The New Mexico Tech Board of Regents voted on Monday, March 4, to name the university's 54,000-square-foot main library building the "Joseph R. Skeen Library" in honor of U.S. Representative Joe Skeen.
In addition, the regents also approved proposals submitted by the New Mexico Tech Office for Advancement to name the school's year-old student apartment complex the "Ben D. Altamirano Student Apartments" and the planned student services building the "Joseph A. Fidel Student Services Center."
State senators Altamirano and Fidel, along with Congressman Skeen, were cited by Tech administrators for their longstanding support and contributions to New Mexico Tech.
Dedication ceremonies for the newly named campus buildings are planned for sometime later this year.

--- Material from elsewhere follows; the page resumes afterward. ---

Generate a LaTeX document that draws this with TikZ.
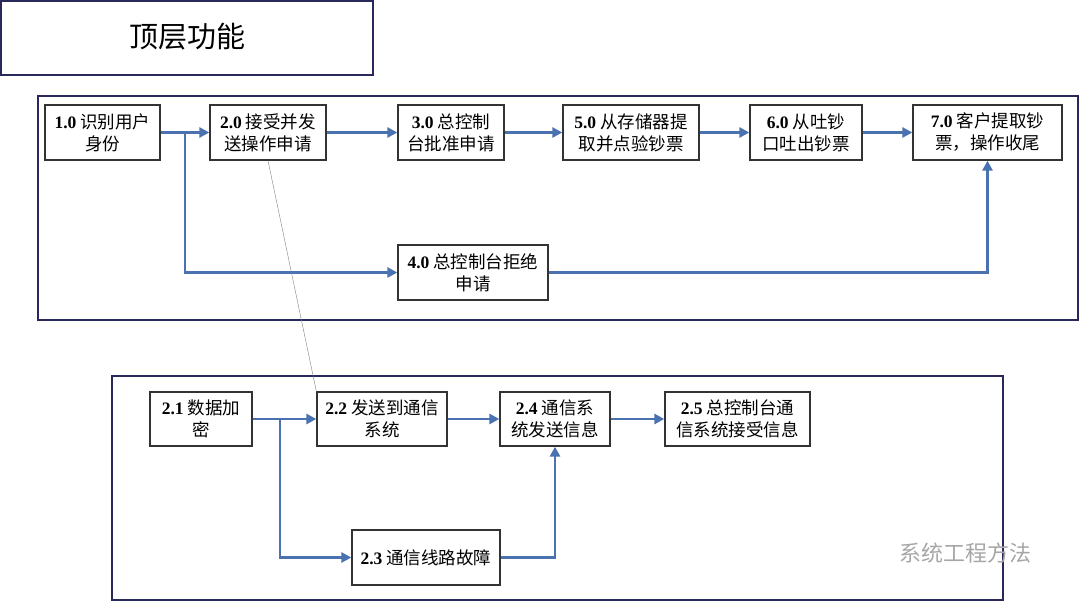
\documentclass[tikz,border=0pt]{standalone}
\usepackage{fontspec}
\setmainfont{Liberation Serif}
\newfontfamily\cjk{Noto Sans CJK SC}
\usetikzlibrary{arrows.meta}
\definecolor{arrc}{RGB}{74,114,176}
\definecolor{frc}{RGB}{40,40,90}
\newcommand{\nb}[1]{{\rmfamily\bfseries #1}}
\begin{document}
\begin{tikzpicture}[x=1pt,y=-1pt,
  box/.style={draw=black!80,line width=1.3pt,fill=white,align=center,font=\fontsize{17.5}{22}\selectfont\cjk,inner sep=0pt},
  frame/.style={draw=frc,line width=1.3pt},
  arr/.style={draw=arrc,line width=2.6pt,-{Triangle[length=10pt,width=10pt]}}]
\useasboundingbox (0,0) rectangle (1080,602);
\draw[frame] (1,1) rectangle (373,75);
\node[font=\fontsize{29}{32}\selectfont\cjk] (title) at (187,37) {顶层功能};
\draw[frame] (38,96) rectangle (1078,320);
\draw[frame] (112,376) rectangle (1003,600);
\newcommand{\bx}[6]{\node[box,minimum width=#4pt,minimum height=#5pt] (#1) at (#2,#3) {#6};}
\bx{n1}{102.5}{132.5}{115}{55}{\nb{1.0} 识别用户\\身份}
\bx{n2}{268}{132.5}{116}{55}{\nb{2.0} 接受并发\\送操作申请}
\bx{n3}{451}{132.5}{106}{55}{\nb{3.0} 总控制\\台批准申请}
\bx{n5}{631}{132.5}{136}{55}{\nb{5.0} 从存储器提\\取并点验钞票}
\bx{n6}{806}{132.5}{112}{55}{\nb{6.0} 从吐钞\\口吐出钞票}
\bx{n7}{987.5}{132.5}{149}{55}{\nb{7.0} 客户提取钞\\票，操作收尾}
\bx{n4}{473}{272.5}{150}{55}{\nb{4.0} 总控制台拒绝\\申请}
\bx{m1}{201}{419}{102}{54}{\nb{2.1} 数据加\\密}
\bx{m2}{382}{419}{130}{54}{\nb{2.2} 发送到通信\\系统}
\bx{m4}{555}{419}{110}{54}{\nb{2.4} 通信系\\统发送信息}
\bx{m5}{737.5}{419}{145}{54}{\nb{2.5} 总控制台通\\信系统接受信息}
\bx{m3}{426}{557.5}{148}{55}{\nb{2.3} 通信线路故障}
\coordinate (b1) at (185,131);
\coordinate (b2) at (280,419);
\draw[arr] (n1.east) -- (n2.west);
\draw[arr] (n2.east) -- (n3.west);
\draw[arr] (n3.east) -- (n5.west);
\draw[arr] (n5.east) -- (n6.west);
\draw[arr] (n6.east) -- (n7.west);
\draw[arr] (b1) |- (n4.west);
\draw[arr] (n4.east) -| (n7.south);
\draw[arr] (m1.east) -- (m2.west);
\draw[arr] (m2.east) -- (m4.west);
\draw[arr] (m4.east) -- (m5.west);
\draw[arr] (b2) |- (m3.west);
\draw[arr] (m3.east) -| (m4.south);
\draw[gray,line width=0.4pt] (n2.south) -- (m2.north west);
\node[text=black!35,font=\fontsize{22}{26}\selectfont\cjk] (wm) at (965,553) {系统工程方法};
\end{tikzpicture}
\end{document}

In other matters presented to the board, New Mexico Tech President Daniel H. López told regents that ". . . despite being faced with a difficult financial situation, state legislators still managed to be responsive to the needs of higher education" during the recently concluded state legislative session.
In particular, President López said that, pending Governor Johnson's approval, New Mexico Tech stands to benefit from several new capital funding projects on campus, including $4 million more to begin construction on the $12 million Fidel Student Services Center, $3 million for infrastructure improvements, and almost $800,000 for remodeling the Jones and Kelly buildings, as well as $1 million for matching endowment funds and $50,000 for enhancing the Skeen Library's collection.
López also informed the university's governing board that New Mexico Tech recently was designated by the National Security Agency as a Center of Academic Excellence in Information Assurance Education, one of only 23 universities across the country to be awarded this distinction.
"Our being named to this select group--which includes other distinguished universities such as Carnegie-Mellon, Georgia Tech, Purdue, and Stanford--highlights New Mexico Tech's commitment to education and research in the field of information assurance and information systems security and speaks highly of our university's Information Technology (IT) degree program and related Institute for Complex Additive Systems Analysis (ICASA)," López said.
"In addition, this new designation will assist us in seeking additional federal funding for this type of critically important research," he added.
In other matters considered at its monthly meeting, the New Mexico Tech Board of Regents approved the following measures:
- officially conferring degrees on candidates who completed their degree requirements in December 2001;
- the dual-appointment of Lorie M. Liebrock to the full-time faculty position of assistant professor of computer science and part-time research position with ICASA;
- the appointment of Lewis Land to the full-time research position of hydrologist with New Mexico Tech's new National Cave and Karst Research Institute in Carlsbad;
- the granting of emeritus status to David R. Arterburn, a professor of mathematics at New Mexico Tech for the past 35 years who recently announced his impending retirement; and
- the election of new officers for the New Mexico Tech Board of Regents, resulting in Ann Murphy Daily serving as president and Randall Horn as vice president/secretary/treasurer.
An additional report to the regents, delivered by Marisa Wolfe, coordinator of the New Mexico Tech Community College, and Bob Boston, Distance Education Projects and Development, gave the board an extensive update on Tech's Distance Education programs.